Wed 22 Sep 2021

Whistleblowing and employer liability

When is it feasible to draw the line between the actions of a senior employee and the later actions of other employees who take subsequent decisions on related matters?

This was the question which the Employment Appeal Tribunal had to address in Kong v Gulf International Bank Ltd.  The Claimant was employed by the Respondent for eight years, latterly as Head of Financial Audit. During the course of her employment, she raised a number of protected disclosures, (known as "whistleblowing"). One of the matters raised related to her belief that there were insufficient safeguards contained within a template lending agreement used by the Respondent.

The Head of Legal, who had been responsible for the template, challenged the Claimant's view. Following their discussion there was an exchange of emails between the two. The Head of Legal had felt the Claimant had impugned her integrity, was very upset, and raised the matter with the Head of HR and others. She stated she could not continue to work with the Claimant and refused to mediate. The Head of HR and the CEO formed a view that the Claimant should be dismissed.  The Group Chief auditor agreed and dismissed her.

Under s103A Employment Rights Act 1996, a person's dismissal will be automatically unfair if they are dismissed for the reason or principal reason that they have made one or more protected disclosures.

The Claimant raised Employment Tribunal claims for unfair dismissal, automatic unfair dismissal and detriment due to making protected disclosures. The detriment claim was based on the behaviour of the Head of Legal towards her. The first tier Tribunal concluded that this claim would have succeeded had it not been out of time. It found that the Claimant's dismissal was procedurally unfair but did not conclude that the reason for dismissal was due to the making of protected disclosures and so it was not substantively unfair.
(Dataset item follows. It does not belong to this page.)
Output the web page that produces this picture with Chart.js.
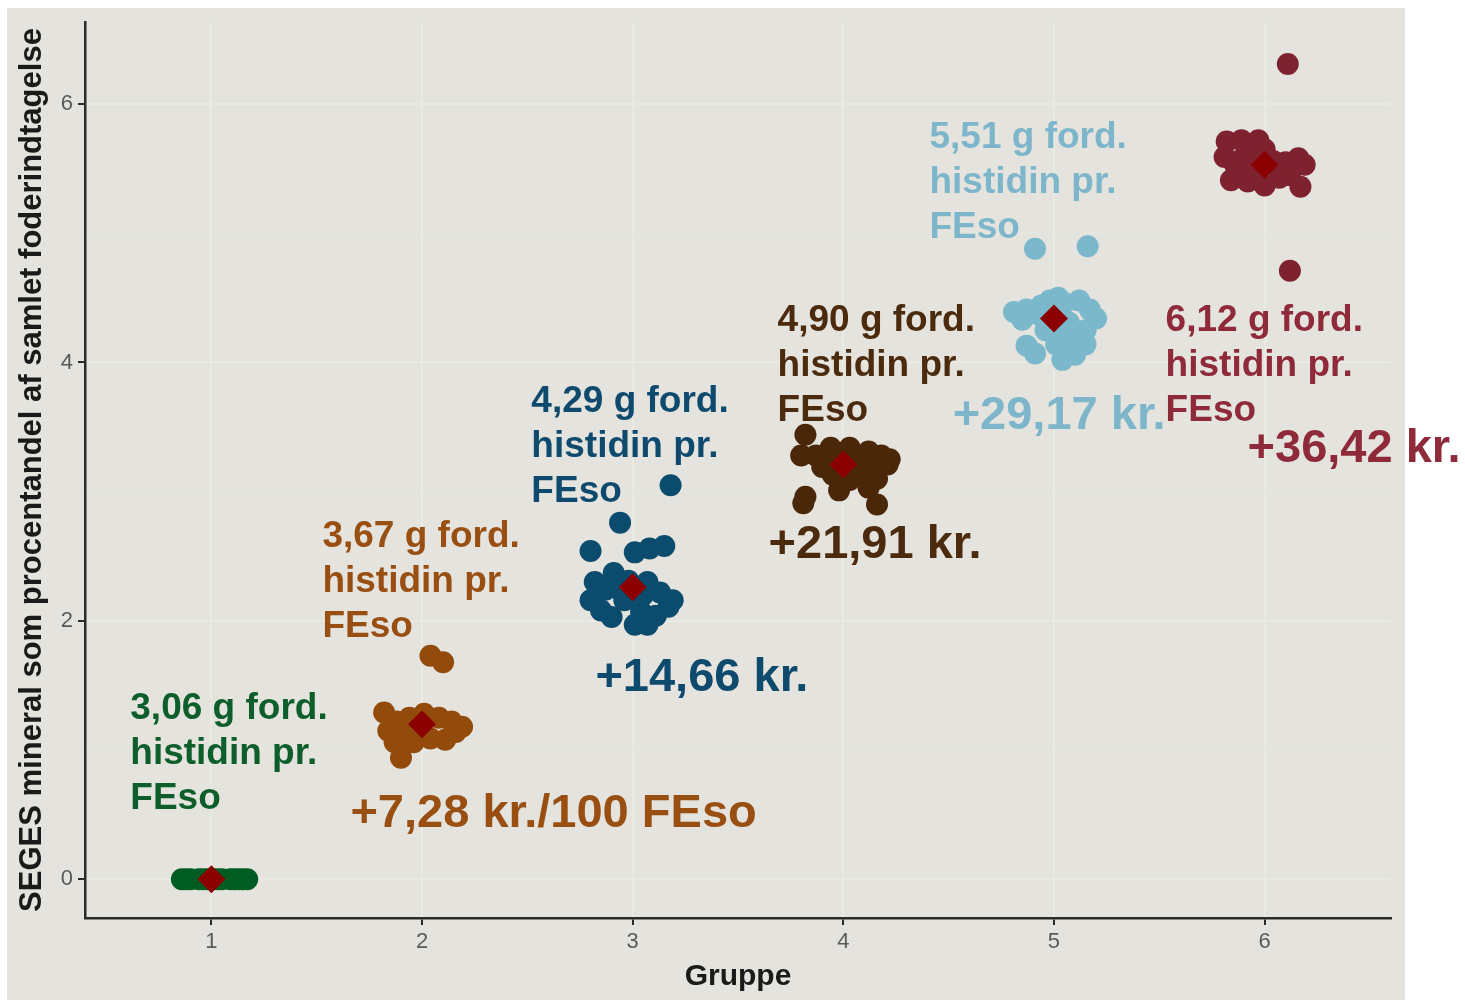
<!DOCTYPE html>
<html>
<head>
<meta charset="utf-8">
<script src="https://cdn.jsdelivr.net/npm/chart.js@4.4.1/dist/chart.umd.min.js"></script>
<style>
  body { margin: 0; background: #ffffff; }
  #panel { position: absolute; left: 7px; top: 8px; width: 1398px; height: 992px; background: #e4e3dd; }
  #wrap { position: absolute; left: 0; top: 0; width: 1465px; height: 1001px; }
</style>
</head>
<body>
<div id="panel"></div>
<div id="wrap"><canvas id="chart" width="1465" height="1001"></canvas></div>
<script>
// groups and colours
const groups = [1, 2, 3, 4, 5, 6];
const groupColors = ['#005c23', '#934b0c', '#0b4b6d', '#4a2708', '#7bb8cc', '#7f2230'];
const textColors = ['#0d5e2b', '#9a4f12', '#0e4a6e', '#4b2a0d', '#7db6cb', '#8e2a3a'];

const g1x = [0.86, 0.88, 0.90, 0.94, 0.96, 0.98, 1.01, 1.03, 1.05, 1.09, 1.11, 1.13, 1.15, 1.17];
const g1y = [0, 0, 0, 0, 0, 0, 0, 0, 0, 0, 0, 0, 0, 0];
const g2x = [2.04, 2.10, 1.82, 1.84, 1.90, 1.87, 1.94, 2.01, 2.08, 2.14, 2.19, 2.11, 2.04, 1.96, 1.92, 1.88, 2.16];
const g2y = [1.73, 1.68, 1.29, 1.15, 0.94, 1.06, 1.25, 1.28, 1.25, 1.22, 1.18, 1.08, 1.09, 1.06, 1.17, 1.22, 1.14];
const g3x = [3.18, 2.94, 2.80, 3.01, 3.08, 3.15, 2.82, 2.87, 2.80, 2.85, 2.90, 2.98, 3.07, 3.13, 3.19, 3.17, 3.04, 3.11, 3.01, 3.07, 2.96, 2.91, 3.05, 2.93];
const g3y = [3.05, 2.76, 2.54, 2.53, 2.56, 2.58, 2.30, 2.24, 2.16, 2.08, 2.03, 2.31, 2.30, 2.22, 2.16, 2.11, 2.07, 2.04, 1.97, 1.97, 2.16, 2.37, 2.20, 2.25];
const g4x = [3.82, 3.80, 3.87, 3.94, 4.03, 4.12, 4.18, 4.21, 4.16, 4.12, 4.16, 4.03, 3.95, 3.90, 3.82, 3.81, 4.08, 3.98, 4.07, 3.96, 4.13, 4.22];
const g4y = [3.44, 3.28, 3.28, 3.34, 3.34, 3.31, 3.28, 3.21, 3.10, 3.03, 2.90, 3.09, 3.13, 3.19, 2.96, 2.91, 3.17, 3.01, 3.28, 3.23, 3.17, 3.25];
const g5x = [4.91, 5.16, 4.81, 4.87, 4.93, 4.98, 5.05, 5.12, 5.17, 5.20, 5.15, 5.09, 5.03, 4.96, 4.87, 4.91, 5.04, 5.10, 5.07, 4.96, 5.01, 5.07, 5.15, 4.85, 5.02, 4.94];
const g5y = [4.88, 4.90, 4.39, 4.41, 4.37, 4.48, 4.46, 4.48, 4.41, 4.34, 4.25, 4.17, 4.23, 4.25, 4.13, 4.07, 4.02, 4.06, 4.31, 4.33, 4.14, 4.10, 4.14, 4.33, 4.50, 4.44];
const g6x = [6.11, 6.12, 5.82, 5.89, 5.97, 5.81, 5.86, 5.84, 5.92, 6.00, 6.04, 6.10, 6.16, 6.19, 6.17, 6.07, 5.89, 5.94, 6.00, 6.12, 5.95];
const g6y = [6.31, 4.71, 5.71, 5.72, 5.72, 5.59, 5.53, 5.41, 5.40, 5.37, 5.56, 5.55, 5.58, 5.53, 5.36, 5.43, 5.57, 5.61, 5.65, 5.45, 5.48];

// group means (red diamonds)
const means = [0, 1.20, 2.26, 3.21, 4.34, 5.53];

// tick labels
const xTicks = [1, 2, 3, 4, 5, 6];
const yTicks = [0, 1, 2, 3, 4, 5, 6];

// annotation texts
const histidinLabels = ['3,06 g ford.', '3,67 g ford.', '4,29 g ford.', '4,90 g ford.', '5,51 g ford.', '6,12 g ford.'];
const costLabels = ['', '+7,28 kr./100 FEso', '+14,66 kr.', '+21,91 kr.', '+29,17 kr.', '+36,42 kr.'];

// where the labels sit, in data units (left edge, first line)
const histidinAt = [[0.615, 1.316], [1.527, 2.648], [2.519, 3.693], [3.688, 4.320], [4.409, 5.737], [5.530, 4.320]];
const costAt = [null, [1.660, 0.504], [2.823, 1.557], [3.645, 2.586], [4.519, 3.585], [5.919, 3.329]];

const xs = [g1x, g2x, g3x, g4x, g5x, g6x];
const ys = [g1y, g2y, g3y, g4y, g5y, g6y];

const datasets = groups.map((g, i) => ({
  label: 'Gruppe ' + g,
  data: xs[i].map((x, j) => ({x: x, y: ys[i][j]})),
  backgroundColor: groupColors[i],
  borderColor: groupColors[i],
  borderWidth: 0,
  pointRadius: 11,
  pointHoverRadius: 11,
  order: 2
}));

datasets.push({
  label: 'Gennemsnit',
  data: groups.map((g, i) => ({x: g, y: means[i]})),
  pointStyle: 'rectRot',
  backgroundColor: '#8b0000',
  borderColor: '#8b0000',
  borderWidth: 0,
  pointRadius: 14,
  pointHoverRadius: 14,
  order: 1
});

const FONT = "'Liberation Sans', Arial, sans-serif";

const labelPlugin = {
  id: 'labels',
  afterDatasetsDraw(chart) {
    const ctx = chart.ctx;
    const sx = chart.scales.x, sy = chart.scales.y;
    ctx.save();
    ctx.textAlign = 'left';
    ctx.textBaseline = 'middle';
    histidinLabels.forEach((t, i) => {
      const px = sx.getPixelForValue(histidinAt[i][0]);
      const py = sy.getPixelForValue(histidinAt[i][1]);
      ctx.fillStyle = textColors[i];
      ctx.font = 'bold 37px ' + FONT;
      [t, 'histidin pr.', 'FEso'].forEach((line, k) => ctx.fillText(line, px, py + k * 45));
    });
    costLabels.forEach((t, i) => {
      if (!t) return;
      ctx.fillStyle = textColors[i];
      ctx.font = 'bold 47px ' + FONT;
      ctx.fillText(t, sx.getPixelForValue(costAt[i][0]), sy.getPixelForValue(costAt[i][1]));
    });
    ctx.restore();
  }
};

const gridColor = '#eaeae5';
const minorGrid = '#e7e7e2';
const axisColor = '#2b2b2b';

new Chart(document.getElementById('chart'), {
  type: 'scatter',
  data: { datasets: datasets },
  plugins: [labelPlugin],
  options: {
    responsive: false,
    animation: false,
    events: [],
    layout: { padding: { left: 0, top: 22, right: 74, bottom: 0 } },
    plugins: { legend: { display: false }, tooltip: { enabled: false } },
    scales: {
      x: {
        type: 'linear',
        min: 0.4,
        max: 6.6,
        afterBuildTicks: (s) => { s.ticks = xTicks.map(v => ({value: v})); },
        afterFit: (s) => { s.height = 83; },
        grid: { color: gridColor, lineWidth: 2, tickColor: axisColor, tickLength: 7, tickWidth: 2 },
        border: { color: axisColor, width: 2.5 },
        ticks: { color: '#5a5a5a', font: { family: FONT, size: 22 }, padding: 4 },
        title: { display: true, text: 'Gruppe', color: '#1a1a1a', font: { family: FONT, size: 30, weight: 'bold' }, padding: { top: 0, bottom: 6 } }
      },
      y: {
        type: 'linear',
        min: -0.30,
        max: 6.635,
        afterBuildTicks: (s) => { s.ticks = yTicks.map(v => ({value: v})); },
        afterFit: (s) => { s.width = 85; },
        grid: {
          color: (c) => (c.tick && c.tick.value % 2 ? minorGrid : gridColor),
          lineWidth: (c) => (c.tick && c.tick.value % 2 ? 1 : 2),
          tickColor: (c) => (c.tick && c.tick.value % 2 ? 'rgba(0,0,0,0)' : axisColor),
          tickLength: 7,
          tickWidth: 2
        },
        border: { color: axisColor, width: 2.5 },
        ticks: {
          color: '#5a5a5a',
          font: { family: FONT, size: 22 },
          padding: 5,
          callback: (v) => (v % 2 === 0 ? String(v) : '')
        },
        title: { display: true, text: 'SEGES mineral som procentandel af samlet foderindtagelse', color: '#1a1a1a', font: { family: FONT, size: 31, weight: 'bold' }, padding: { top: 14, bottom: 0 } }
      }
    }
  }
});
</script>
</body>
</html>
The Claimant appealed this finding.

The Employment Appeal Tribunal found, on appeal, that the first tier Tribunal had not erred in finding that the reason for the Claimant's dismissal had not been because she had made protected disclosures, rather it was because of her own conduct towards colleagues during this and other incidents which made them not want to work with her. Workplace relationships had broken down and this is why her employment was terminated.

The Respondent in this case was greatly assisted by the fact that they could evidence their reasons and that their reasons were found to be unrelated to the protected disclosures. It had also been in their favour that the Head of Legal had taken no part in the decision to dismiss. In every other sense the Respondent had incurred risk. Their dismissal of the Claimant was found to be procedurally unfair and they had taken no action against the Head of Legal for her treatment of the Claimant. Such actions, or lack, in the absence of clear evidence demonstrating their reasoning, could have resulted in a finding that they had subjected the Claimant to an automatically unfair dismissal. Additionally, had the Claimant raised her claim for unlawful detriment on time, this would most likely have resulted in a finding of liability for detriment on the part of the employer for the behaviour of the Head of Legal.

This case underlines the importance of involving independent parties wherever an employee's future is being considered, particularly where there are circumstances which prevail which might lead to an uncapped level of compensation being awarded if the lines become blurred. Had this not happened in this case, the outcome might well have been very different for the employer.